Stored items from a collection
-- Begin --

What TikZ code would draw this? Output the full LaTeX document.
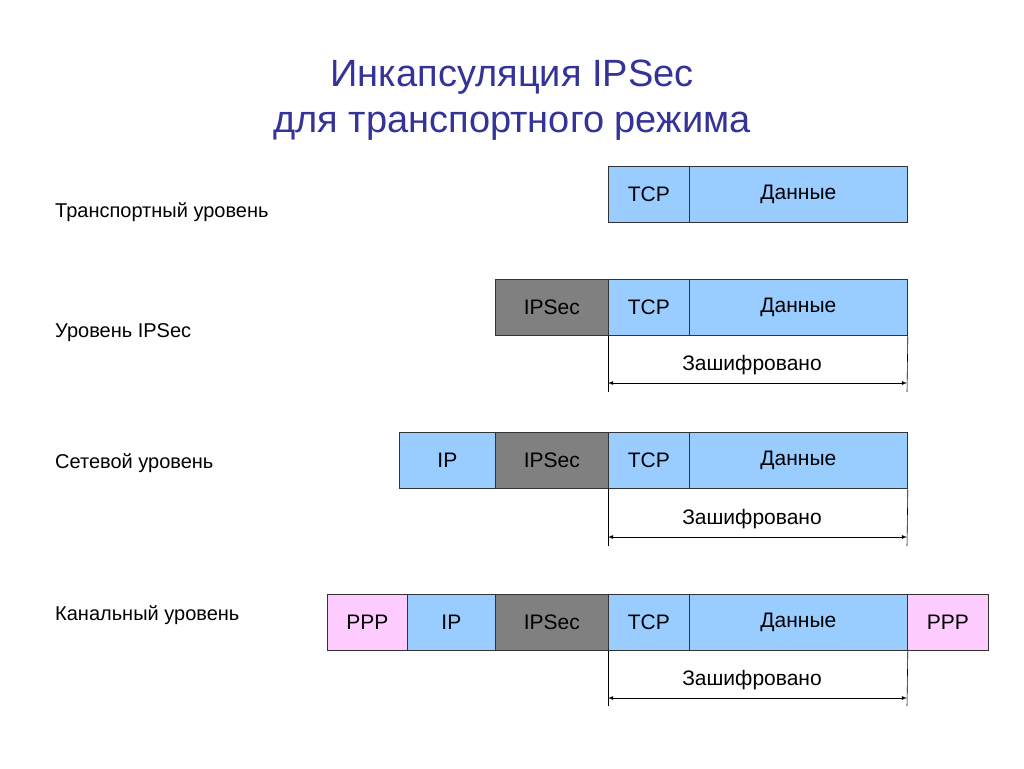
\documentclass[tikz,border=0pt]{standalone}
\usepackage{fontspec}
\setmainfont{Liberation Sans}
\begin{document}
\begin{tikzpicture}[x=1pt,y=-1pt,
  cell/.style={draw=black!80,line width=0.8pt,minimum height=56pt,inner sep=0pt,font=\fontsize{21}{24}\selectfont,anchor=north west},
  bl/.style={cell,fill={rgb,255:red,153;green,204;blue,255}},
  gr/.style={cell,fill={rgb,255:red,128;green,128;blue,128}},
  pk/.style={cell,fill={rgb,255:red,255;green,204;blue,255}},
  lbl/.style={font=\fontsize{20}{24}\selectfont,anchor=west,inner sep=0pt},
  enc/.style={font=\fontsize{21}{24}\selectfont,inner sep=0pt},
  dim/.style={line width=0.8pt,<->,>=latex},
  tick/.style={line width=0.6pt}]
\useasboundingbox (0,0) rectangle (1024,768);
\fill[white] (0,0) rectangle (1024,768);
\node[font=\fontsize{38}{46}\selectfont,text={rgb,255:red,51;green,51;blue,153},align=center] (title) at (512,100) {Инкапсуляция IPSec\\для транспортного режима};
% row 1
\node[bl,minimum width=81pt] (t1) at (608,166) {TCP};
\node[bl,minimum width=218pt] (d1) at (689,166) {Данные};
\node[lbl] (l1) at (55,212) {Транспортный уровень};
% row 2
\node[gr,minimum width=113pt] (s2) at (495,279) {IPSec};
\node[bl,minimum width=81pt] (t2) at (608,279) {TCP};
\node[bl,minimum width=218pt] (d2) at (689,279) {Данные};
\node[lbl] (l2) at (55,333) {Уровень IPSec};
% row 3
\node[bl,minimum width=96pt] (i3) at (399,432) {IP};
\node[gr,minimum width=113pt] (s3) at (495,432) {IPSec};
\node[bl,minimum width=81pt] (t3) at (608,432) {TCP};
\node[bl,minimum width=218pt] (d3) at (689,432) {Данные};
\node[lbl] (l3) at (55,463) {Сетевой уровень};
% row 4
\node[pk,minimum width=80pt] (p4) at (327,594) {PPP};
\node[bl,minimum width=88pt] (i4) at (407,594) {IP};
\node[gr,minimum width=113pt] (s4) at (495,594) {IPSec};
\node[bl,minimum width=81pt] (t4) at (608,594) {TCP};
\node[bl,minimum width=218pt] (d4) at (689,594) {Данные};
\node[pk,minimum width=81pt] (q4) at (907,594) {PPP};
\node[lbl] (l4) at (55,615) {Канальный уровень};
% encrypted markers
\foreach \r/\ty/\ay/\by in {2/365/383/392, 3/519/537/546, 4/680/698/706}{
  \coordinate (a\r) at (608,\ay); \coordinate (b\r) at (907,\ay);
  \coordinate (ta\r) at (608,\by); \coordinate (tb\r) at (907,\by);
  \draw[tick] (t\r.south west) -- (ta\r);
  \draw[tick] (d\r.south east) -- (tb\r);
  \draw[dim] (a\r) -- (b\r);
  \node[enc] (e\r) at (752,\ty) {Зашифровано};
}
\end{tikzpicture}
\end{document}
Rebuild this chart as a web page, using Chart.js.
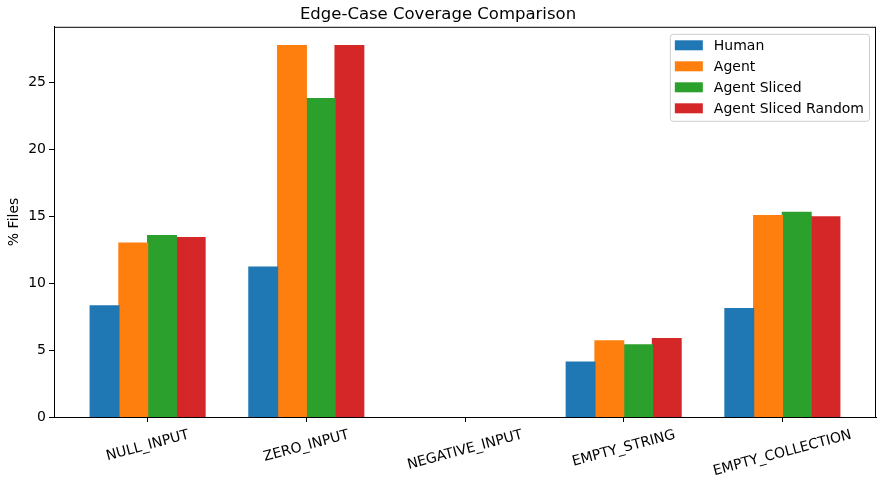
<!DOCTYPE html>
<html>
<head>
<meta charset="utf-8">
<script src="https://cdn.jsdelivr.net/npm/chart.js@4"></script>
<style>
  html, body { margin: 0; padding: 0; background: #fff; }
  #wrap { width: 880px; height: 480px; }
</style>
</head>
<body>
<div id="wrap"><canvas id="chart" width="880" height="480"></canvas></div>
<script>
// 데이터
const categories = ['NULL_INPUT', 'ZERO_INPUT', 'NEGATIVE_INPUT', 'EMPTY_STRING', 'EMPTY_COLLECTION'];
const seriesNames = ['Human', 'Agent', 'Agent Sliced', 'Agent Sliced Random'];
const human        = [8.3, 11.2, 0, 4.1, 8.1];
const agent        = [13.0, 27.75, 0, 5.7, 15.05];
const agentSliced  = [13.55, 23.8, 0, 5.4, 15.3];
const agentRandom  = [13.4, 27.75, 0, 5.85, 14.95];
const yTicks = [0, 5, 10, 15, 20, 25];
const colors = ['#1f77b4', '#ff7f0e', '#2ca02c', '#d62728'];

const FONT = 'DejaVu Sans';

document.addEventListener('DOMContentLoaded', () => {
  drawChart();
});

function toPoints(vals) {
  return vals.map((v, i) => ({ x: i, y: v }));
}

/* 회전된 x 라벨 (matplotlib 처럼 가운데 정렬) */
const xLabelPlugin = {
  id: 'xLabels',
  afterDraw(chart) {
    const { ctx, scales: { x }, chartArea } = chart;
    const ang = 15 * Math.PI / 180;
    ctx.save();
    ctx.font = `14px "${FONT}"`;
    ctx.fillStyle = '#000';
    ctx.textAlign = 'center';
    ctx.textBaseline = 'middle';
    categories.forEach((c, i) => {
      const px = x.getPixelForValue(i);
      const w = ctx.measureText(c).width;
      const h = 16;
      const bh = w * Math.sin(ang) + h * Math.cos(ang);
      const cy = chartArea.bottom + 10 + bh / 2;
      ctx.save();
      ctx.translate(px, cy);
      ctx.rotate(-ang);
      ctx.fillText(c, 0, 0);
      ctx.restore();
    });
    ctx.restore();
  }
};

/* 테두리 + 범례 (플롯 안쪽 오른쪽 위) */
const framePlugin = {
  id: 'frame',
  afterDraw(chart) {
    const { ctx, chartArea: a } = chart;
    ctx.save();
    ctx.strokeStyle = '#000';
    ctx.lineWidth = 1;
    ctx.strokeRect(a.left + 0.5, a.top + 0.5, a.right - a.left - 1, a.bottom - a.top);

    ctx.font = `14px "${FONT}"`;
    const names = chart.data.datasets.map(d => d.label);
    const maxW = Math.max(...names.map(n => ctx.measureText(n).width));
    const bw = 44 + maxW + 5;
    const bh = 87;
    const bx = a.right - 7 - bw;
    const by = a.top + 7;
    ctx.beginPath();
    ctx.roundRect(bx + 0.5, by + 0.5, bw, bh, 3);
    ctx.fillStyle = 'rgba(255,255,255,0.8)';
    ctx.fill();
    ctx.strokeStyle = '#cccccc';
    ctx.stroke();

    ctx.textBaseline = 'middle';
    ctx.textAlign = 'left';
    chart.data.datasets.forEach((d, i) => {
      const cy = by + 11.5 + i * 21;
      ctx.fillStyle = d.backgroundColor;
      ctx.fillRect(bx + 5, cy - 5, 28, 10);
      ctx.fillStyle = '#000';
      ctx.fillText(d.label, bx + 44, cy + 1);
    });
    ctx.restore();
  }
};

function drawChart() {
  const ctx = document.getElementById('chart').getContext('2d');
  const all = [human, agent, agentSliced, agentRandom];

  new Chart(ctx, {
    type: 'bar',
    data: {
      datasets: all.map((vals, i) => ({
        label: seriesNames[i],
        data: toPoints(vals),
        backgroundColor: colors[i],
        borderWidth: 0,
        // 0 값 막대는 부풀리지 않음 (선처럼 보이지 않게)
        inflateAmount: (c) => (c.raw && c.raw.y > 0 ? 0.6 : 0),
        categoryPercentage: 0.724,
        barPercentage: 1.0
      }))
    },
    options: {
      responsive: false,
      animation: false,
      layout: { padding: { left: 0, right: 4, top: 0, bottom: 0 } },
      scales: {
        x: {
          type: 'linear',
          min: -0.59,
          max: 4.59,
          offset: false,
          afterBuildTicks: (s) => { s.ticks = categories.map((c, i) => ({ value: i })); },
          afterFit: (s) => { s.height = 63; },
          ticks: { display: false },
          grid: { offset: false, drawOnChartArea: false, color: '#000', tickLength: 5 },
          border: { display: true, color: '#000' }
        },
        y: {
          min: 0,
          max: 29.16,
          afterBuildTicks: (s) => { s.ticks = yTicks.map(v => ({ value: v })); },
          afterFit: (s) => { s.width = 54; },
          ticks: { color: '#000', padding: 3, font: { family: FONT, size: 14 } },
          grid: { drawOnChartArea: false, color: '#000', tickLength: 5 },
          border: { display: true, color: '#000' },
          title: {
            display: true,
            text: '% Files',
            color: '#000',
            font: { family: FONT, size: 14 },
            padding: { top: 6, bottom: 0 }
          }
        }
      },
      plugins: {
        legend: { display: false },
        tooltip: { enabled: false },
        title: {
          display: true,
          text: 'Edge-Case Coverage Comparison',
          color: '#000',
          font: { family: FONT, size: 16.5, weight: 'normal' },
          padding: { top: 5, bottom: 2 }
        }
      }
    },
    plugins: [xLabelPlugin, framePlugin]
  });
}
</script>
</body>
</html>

-- End --

**STATED TASK**
Make an exact copy of the lines from the one with "Rebuild this chart" through the one with "const FONT = 'DejaVu Sans';", both ends in, and nothing else. Drop every picture.

**OUTPUT OF THE TASK**
Rebuild this chart as a web page, using Chart.js.
<!DOCTYPE html>
<html>
<head>
<meta charset="utf-8">
<script src="https://cdn.jsdelivr.net/npm/chart.js@4"></script>
<style>
  html, body { margin: 0; padding: 0; background: #fff; }
  #wrap { width: 880px; height: 480px; }
</style>
</head>
<body>
<div id="wrap"><canvas id="chart" width="880" height="480"></canvas></div>
<script>
// 데이터
const categories = ['NULL_INPUT', 'ZERO_INPUT', 'NEGATIVE_INPUT', 'EMPTY_STRING', 'EMPTY_COLLECTION'];
const seriesNames = ['Human', 'Agent', 'Agent Sliced', 'Agent Sliced Random'];
const human        = [8.3, 11.2, 0, 4.1, 8.1];
const agent        = [13.0, 27.75, 0, 5.7, 15.05];
const agentSliced  = [13.55, 23.8, 0, 5.4, 15.3];
const agentRandom  = [13.4, 27.75, 0, 5.85, 14.95];
const yTicks = [0, 5, 10, 15, 20, 25];
const colors = ['#1f77b4', '#ff7f0e', '#2ca02c', '#d62728'];

const FONT = 'DejaVu Sans';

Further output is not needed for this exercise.